Meinhard Nehmer

Medal record

Men's bobsleigh

Representing East Germany

Olympic Games

World Championships

= Meinhard Nehmer =

East German bobsledder (born 1941)

Meinhard Nehmer (born 13 January 1941 in Boblin near Pölitz, Pomerania) is a former East German bobsledder who competed from the mid-1970s to the early 1980s. Competing in two Winter Olympics, he won four medals with three golds (Two-man: 1976, Four-man: 1976, 1980) and one bronze (Two-man: 1980). Nehmer also carried the East German flag during the opening ceremonies of the 1976 Winter Olympics in Innsbruck.

He also won four medals at the FIBT World Championships with one gold (Four-man: 1977), two silvers (Two-man: 1978, Four-man: 1979), and one bronze (Four-man: 1978).

Nehmer grew up on Rügen, the son of a farmer. Prior to his role in bobsleigh, Nehmer competed in athletics as a javelin thrower, with a personal best of 81.5 m. After retiring from javelin competition at the age of 30, he was recruited into bobsleigh by coach Horst Hörnlein at the relatively advanced age of 32, although Nehmer initially believed that taking up a new sport at that age would not be worthwhile. At the time of his first Olympic success in 1976, he had only been bobsledding for three years.

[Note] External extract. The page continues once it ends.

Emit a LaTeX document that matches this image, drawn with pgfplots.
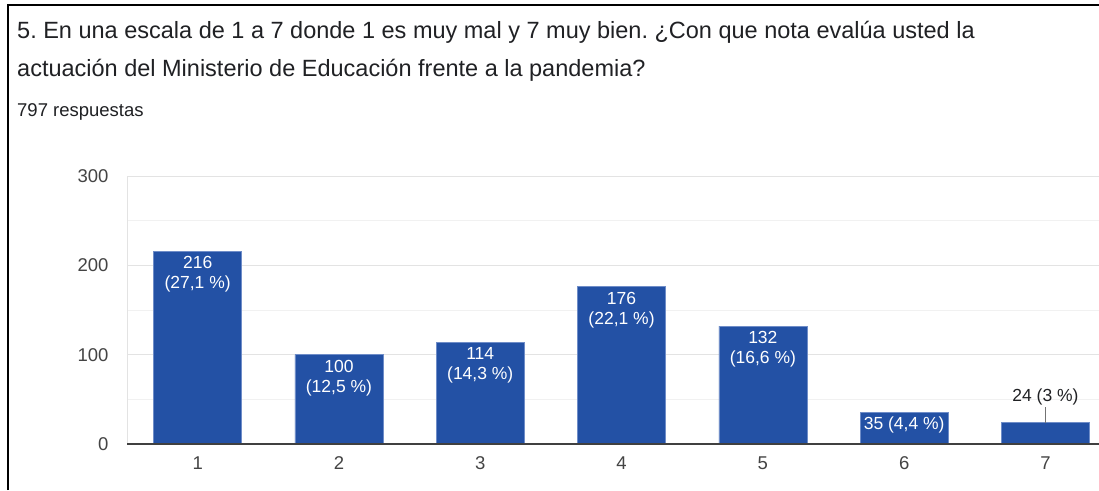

Retiring from bobsleigh in the early 1980s, Nehmer worked for the Volksmarine, rising to the rank of Commander (Fregattenkapitän in ), before being forced out following German reunification in late 1990.

After that, Nehmer worked as a bobsleigh coach: he coached the United States between 1991 and 1993, taking them to the 1992 Winter Olympics and leading them to their first bobsleigh medal at the FIBT World Championships for 24 years in 1993 and an overall Bobsleigh World Cup title for Brian Shimer's crew. He then served as Italian national coach from 1993 to 2000, before being appointed as assistant coach to his former brakeman Raimund Bethge as part of the German national team, helping Christoph Langen and André Lange to their Olympic victories. He retired from coaching after the 2006 Winter Olympics in Turin, returning to farm on Rügen.

In July 2016, he was inducted into Germany's Sports Hall of Fame.